Ceylan’s ninth feature is a sensitive epic that’s hard to sum up in a few words, featuring rich characters we get to know as the plot brings them face to face with themselves. We gradually change our opinions as we come to understand their strengths and flaws. The character of Samet (Deniz Celiloğlu), a great teacher figure, gradually shatters, forcing us to try to understand him. His respect for Kenan (Musab Ekici) that evolves into frustration, fuels a natural rivalry between the two friends that only Nuray – the film’s idealist and romantic figure – can overcome, with her fiery yet broken character of political activist contrasting with the libertarian individualism and social submissiveness of the men.

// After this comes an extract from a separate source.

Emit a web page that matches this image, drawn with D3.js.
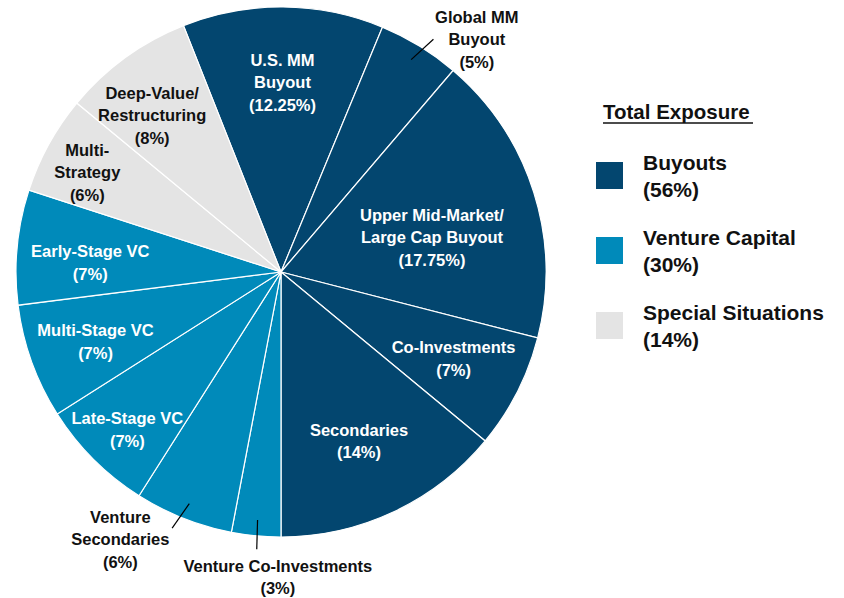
<!DOCTYPE html>
<html lang="en">
<head>
<meta charset="UTF-8">
<title>Total Exposure</title>
<style>
    body { margin: 0; background: #fff; }
    svg text { font-family: "Liberation Sans", Arial, sans-serif; font-weight: bold; }
</style>
</head>
<body>
<div id="chart"></div>
<script src="https://d3js.org/d3.v7.min.js"></script>
<script>
    // Slices, clockwise from the U.S. MM Buyout slice
    const names = ["U.S. MM|Buyout", "Global MM|Buyout", "Upper Mid-Market/|Large Cap Buyout",
        "Co-Investments", "Secondaries", "Venture Co-Investments", "Venture|Secondaries",
        "Late-Stage VC", "Multi-Stage VC", "Early-Stage VC", "Multi-|Strategy", "Deep-Value/|Restructuring"];
    const values = [12.25, 5, 17.75, 7, 14, 3, 6, 7, 7, 7, 6, 8];
    const groups = ["Buyouts", "Buyouts", "Buyouts", "Buyouts", "Buyouts",
        "Venture Capital", "Venture Capital", "Venture Capital", "Venture Capital", "Venture Capital",
        "Special Situations", "Special Situations"];

    // Legend
    const groupNames = ["Buyouts", "Venture Capital", "Special Situations"];
    const groupTotals = [56, 30, 14];
    const colors = ["#03466f", "#008aba", "#e4e4e4"];

    const W = 844, H = 598;
    const cx = 281, cy = 272, R = 265;

    // label placement: radius (px) and angle nudge (deg) from slice middle;
    // out = leader line, lt = leader tilt (rad)
    const labelPos = [
        { r: 190, da: 0 }, { r: 304, da: 8.6, out: true, lt: 0.03 }, { r: 155, da: 4.5 },
        { r: 193, da: -0.4 }, { r: 186, da: 0.4 }, { r: 305, da: -4.8, out: true, lt: -0.007 },
        { r: 312, da: 9.4, out: true, lt: 0.025 }, { r: 220, da: -0.7 }, { r: 198, da: -0.7 },
        { r: 191, da: -2.6 }, { r: 218, da: -1.5 }, { r: 203, da: -3.4 }
    ];

    const data = names.map((n, i) => ({ name: n, value: values[i], group: groups[i], pos: labelPos[i] }));

    const color = d3.scaleOrdinal().domain(groupNames).range(colors);

    const svg = d3.select("#chart").append("svg")
        .attr("width", W).attr("height", H);

    const g = svg.append("g").attr("transform", `translate(${cx},${cy})`);

    // secondaries ends straight down
    const start = Math.PI - 2 * Math.PI * groupTotals[0] / 100;
    const pie = d3.pie().value(d => d.value).sort(null)
        .startAngle(start).endAngle(start + 2 * Math.PI);
    const arc = d3.arc().innerRadius(0).outerRadius(R);

    const arcs = pie(data);

    g.selectAll("path.slice")
        .data(arcs)
        .enter().append("path")
        .attr("class", "slice")
        .attr("d", arc)
        .attr("fill", d => color(d.data.group))
        .attr("stroke", "#fff")
        .attr("stroke-width", 1.2);

    const polar = (a, r) => [Math.sin(a) * r, -Math.cos(a) * r];
    const mid = d => (d.startAngle + d.endAngle) / 2;

    // leader lines for outside labels
    g.selectAll("line.leader")
        .data(arcs.filter(d => d.data.pos.out))
        .enter().append("line")
        .attr("class", "leader")
        .attr("x1", d => polar(mid(d), R * 0.94)[0])
        .attr("y1", d => polar(mid(d), R * 0.94)[1])
        .attr("x2", d => polar(mid(d) + d.data.pos.lt, R * 1.05)[0])
        .attr("y2", d => polar(mid(d) + d.data.pos.lt, R * 1.05)[1])
        .attr("stroke", "#000")
        .attr("stroke-width", 1.2);

    const lineH = 22.5;
    g.selectAll("text.label")
        .data(arcs)
        .enter().append("text")
        .attr("class", "label")
        .attr("text-anchor", "middle")
        .style("font-size", "16.5px")
        .attr("fill", d => (d.data.pos.out || d.data.group === "Special Situations") ? "#111" : "#fff")
        .each(function(d) {
            const a = mid(d) + d.data.pos.da * Math.PI / 180;
            const [x, y] = polar(a, d.data.pos.r);
            const lines = d.data.name.split("|").concat(["(" + d.data.value + "%)"]);
            const n = lines.length;
            d3.select(this).selectAll("tspan")
                .data(lines)
                .enter().append("tspan")
                .attr("x", x)
                .attr("y", (l, i) => y + (i - (n - 1) / 2) * lineH + 6)
                .text(l => l);
        });

    // legend
    const legend = svg.append("g").attr("transform", "translate(596,0)");

    legend.append("text")
        .attr("x", 7).attr("y", 119)
        .style("font-size", "20.5px")
        .attr("fill", "#111")
        .text("Total Exposure");
    legend.append("line")
        .attr("x1", 7).attr("x2", 157)
        .attr("y1", 123).attr("y2", 123)
        .attr("stroke", "#111").attr("stroke-width", 1.5);

    const item = legend.selectAll("g.item")
        .data(groupNames)
        .enter().append("g")
        .attr("class", "item")
        .attr("transform", (d, i) => `translate(0,${162 + i * 75})`);

    item.append("rect")
        .attr("width", 27).attr("height", 27)
        .attr("fill", d => color(d));

    item.append("text")
        .attr("x", 47).attr("y", 8)
        .style("font-size", "21px")
        .attr("fill", "#111")
        .text(d => d);

    item.append("text")
        .attr("x", 47).attr("y", 35)
        .style("font-size", "21px")
        .attr("fill", "#111")
        .text((d, i) => "(" + groupTotals[i] + "%)");
</script>
</body>
</html>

The protagonists of this Turkish-French-German-Swedish film resemble everyday people, so that we can wonder about them and doubt them, something that movies rarely allow. In this cinema of doubt, none of the characters is really able to fully express their ideas or feelings over the course of wonderful, eloquent dialogues, in which there is both what is said and what is not. These long conversations meander as they do in life, taking us from one subject to another with flow and coherence, to the point of immersing us in their everyday lives.
While the director and co-writer (with his wife Ebru Ceylan and writer Akin Aksu, whose diary inspired part of the story) demonstrates his sharp writing skills, he also creates a smooth, well-crafted mise en scène, with long shots that blend the expressive landscapes of Anatolia, vast open spaces of freedom, with the warm interiors, sources of tension for the characters. In the teachers’ office, for example, he lets several characters enter the shot one after the other, each one adding to the dialogue in progress, all in a single shot; he then uses a series of shot/countershots for a nerve-wracking conversation between Nuray and Samet, confronting their political values and contradictions; subtly captures only the effect on faces of the messages exchanged over the phone; and also takes the time to show the protagonist’s past encounters through sequences combining still shots and photographs. When his intimate story takes on a more philosophical and breathless scope during the dinner scene, Ceylan’s mise-en-scène gets out of its realistic frame to express the feelings of his protagonists, with a breeze blowing from nowhere on Nuray’s hair and a digression – unsettling at first – into Samet’s mind in a oner shot, reminding us that this is only cinema.
At 3 hours 17 minutes, “About Dry Grasses” is a beautiful long movie that takes its time to immerse, confuse and enlighten us, exploring the drying up of nature and the human soul.